_AIM OF THE EXERCISE:_ The data below must be copied in full and without any change.

--- start GIVEN DATA ---

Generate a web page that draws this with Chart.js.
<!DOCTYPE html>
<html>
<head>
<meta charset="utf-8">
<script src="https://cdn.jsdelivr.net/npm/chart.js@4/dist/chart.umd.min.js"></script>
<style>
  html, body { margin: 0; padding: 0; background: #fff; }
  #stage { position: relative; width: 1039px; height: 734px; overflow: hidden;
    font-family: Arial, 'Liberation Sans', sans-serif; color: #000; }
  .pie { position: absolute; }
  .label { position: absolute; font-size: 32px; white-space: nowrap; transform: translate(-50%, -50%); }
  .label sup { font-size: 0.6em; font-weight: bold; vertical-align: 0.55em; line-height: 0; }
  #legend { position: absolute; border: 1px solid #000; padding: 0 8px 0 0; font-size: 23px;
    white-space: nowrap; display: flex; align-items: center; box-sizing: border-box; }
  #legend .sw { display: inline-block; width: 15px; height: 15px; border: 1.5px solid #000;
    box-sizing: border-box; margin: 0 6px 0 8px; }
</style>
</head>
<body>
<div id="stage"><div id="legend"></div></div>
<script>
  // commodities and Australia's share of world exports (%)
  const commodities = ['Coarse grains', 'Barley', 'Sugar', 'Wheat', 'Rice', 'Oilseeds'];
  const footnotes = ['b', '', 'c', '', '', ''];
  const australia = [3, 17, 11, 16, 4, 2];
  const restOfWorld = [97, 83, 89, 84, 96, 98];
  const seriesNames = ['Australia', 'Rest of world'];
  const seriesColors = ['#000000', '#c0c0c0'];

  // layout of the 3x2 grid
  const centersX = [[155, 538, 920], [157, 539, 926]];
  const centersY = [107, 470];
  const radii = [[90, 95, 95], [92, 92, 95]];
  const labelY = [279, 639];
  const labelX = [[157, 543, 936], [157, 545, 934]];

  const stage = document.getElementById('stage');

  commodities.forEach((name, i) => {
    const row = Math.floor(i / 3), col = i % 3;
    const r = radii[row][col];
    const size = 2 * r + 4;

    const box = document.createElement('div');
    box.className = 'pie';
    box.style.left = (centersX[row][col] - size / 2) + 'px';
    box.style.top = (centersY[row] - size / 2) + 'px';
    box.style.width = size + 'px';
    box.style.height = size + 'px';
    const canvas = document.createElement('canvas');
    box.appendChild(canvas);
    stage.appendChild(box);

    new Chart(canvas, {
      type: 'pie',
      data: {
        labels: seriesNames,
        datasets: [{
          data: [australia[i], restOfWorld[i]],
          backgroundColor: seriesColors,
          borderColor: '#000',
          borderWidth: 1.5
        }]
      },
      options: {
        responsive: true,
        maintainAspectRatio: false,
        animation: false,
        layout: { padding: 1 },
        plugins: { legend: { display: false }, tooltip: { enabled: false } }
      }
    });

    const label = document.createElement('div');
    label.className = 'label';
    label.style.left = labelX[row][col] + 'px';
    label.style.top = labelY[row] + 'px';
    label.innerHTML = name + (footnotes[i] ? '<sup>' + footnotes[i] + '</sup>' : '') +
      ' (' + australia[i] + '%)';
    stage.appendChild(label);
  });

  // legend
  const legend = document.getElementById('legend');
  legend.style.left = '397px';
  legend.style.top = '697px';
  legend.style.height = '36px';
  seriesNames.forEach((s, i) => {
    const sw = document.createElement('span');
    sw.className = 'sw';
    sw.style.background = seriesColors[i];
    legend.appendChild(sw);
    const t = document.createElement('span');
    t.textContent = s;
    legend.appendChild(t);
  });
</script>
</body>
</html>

--- end GIVEN DATA ---

_RESPONSE TO THE TASK:_
Generate a web page that draws this with Chart.js.
<!DOCTYPE html>
<html>
<head>
<meta charset="utf-8">
<script src="https://cdn.jsdelivr.net/npm/chart.js@4/dist/chart.umd.min.js"></script>
<style>
  html, body { margin: 0; padding: 0; background: #fff; }
  #stage { position: relative; width: 1039px; height: 734px; overflow: hidden;
    font-family: Arial, 'Liberation Sans', sans-serif; color: #000; }
  .pie { position: absolute; }
  .label { position: absolute; font-size: 32px; white-space: nowrap; transform: translate(-50%, -50%); }
  .label sup { font-size: 0.6em; font-weight: bold; vertical-align: 0.55em; line-height: 0; }
  #legend { position: absolute; border: 1px solid #000; padding: 0 8px 0 0; font-size: 23px;
    white-space: nowrap; display: flex; align-items: center; box-sizing: border-box; }
  #legend .sw { display: inline-block; width: 15px; height: 15px; border: 1.5px solid #000;
    box-sizing: border-box; margin: 0 6px 0 8px; }
</style>
</head>
<body>
<div id="stage"><div id="legend"></div></div>
<script>
  // commodities and Australia's share of world exports (%)
  const commodities = ['Coarse grains', 'Barley', 'Sugar', 'Wheat', 'Rice', 'Oilseeds'];
  const footnotes = ['b', '', 'c', '', '', ''];
  const australia = [3, 17, 11, 16, 4, 2];
  const restOfWorld = [97, 83, 89, 84, 96, 98];
  const seriesNames = ['Australia', 'Rest of world'];
  const seriesColors = ['#000000', '#c0c0c0'];

  // layout of the 3x2 grid
  const centersX = [[155, 538, 920], [157, 539, 926]];
  const centersY = [107, 470];
  const radii = [[90, 95, 95], [92, 92, 95]];
  const labelY = [279, 639];
  const labelX = [[157, 543, 936], [157, 545, 934]];

  const stage = document.getElementById('stage');

  commodities.forEach((name, i) => {
    const row = Math.floor(i / 3), col = i % 3;
    const r = radii[row][col];
    const size = 2 * r + 4;

    const box = document.createElement('div');
    box.className = 'pie';
    box.style.left = (centersX[row][col] - size / 2) + 'px';
    box.style.top = (centersY[row] - size / 2) + 'px';
    box.style.width = size + 'px';
    box.style.height = size + 'px';
    const canvas = document.createElement('canvas');
    box.appendChild(canvas);
    stage.appendChild(box);

    new Chart(canvas, {
      type: 'pie',
      data: {
        labels: seriesNames,
        datasets: [{
          data: [australia[i], restOfWorld[i]],
          backgroundColor: seriesColors,
          borderColor: '#000',
          borderWidth: 1.5
        }]
      },
      options: {
        responsive: true,
        maintainAspectRatio: false,
        animation: false,
        layout: { padding: 1 },
        plugins: { legend: { display: false }, tooltip: { enabled: false } }
      }
    });

    const label = document.createElement('div');
    label.className = 'label';
    label.style.left = labelX[row][col] + 'px';
    label.style.top = labelY[row] + 'px';
    label.innerHTML = name + (footnotes[i] ? '<sup>' + footnotes[i] + '</sup>' : '') +
      ' (' + australia[i] + '%)';
    stage.appendChild(label);
  });

  // legend
  const legend = document.getElementById('legend');
  legend.style.left = '397px';
  legend.style.top = '697px';
  legend.style.height = '36px';
  seriesNames.forEach((s, i) => {
    const sw = document.createElement('span');
    sw.className = 'sw';
    sw.style.background = seriesColors[i];
    legend.appendChild(sw);
    const t = document.createElement('span');
    t.textContent = s;
    legend.appendChild(t);
  });
</script>
</body>
</html>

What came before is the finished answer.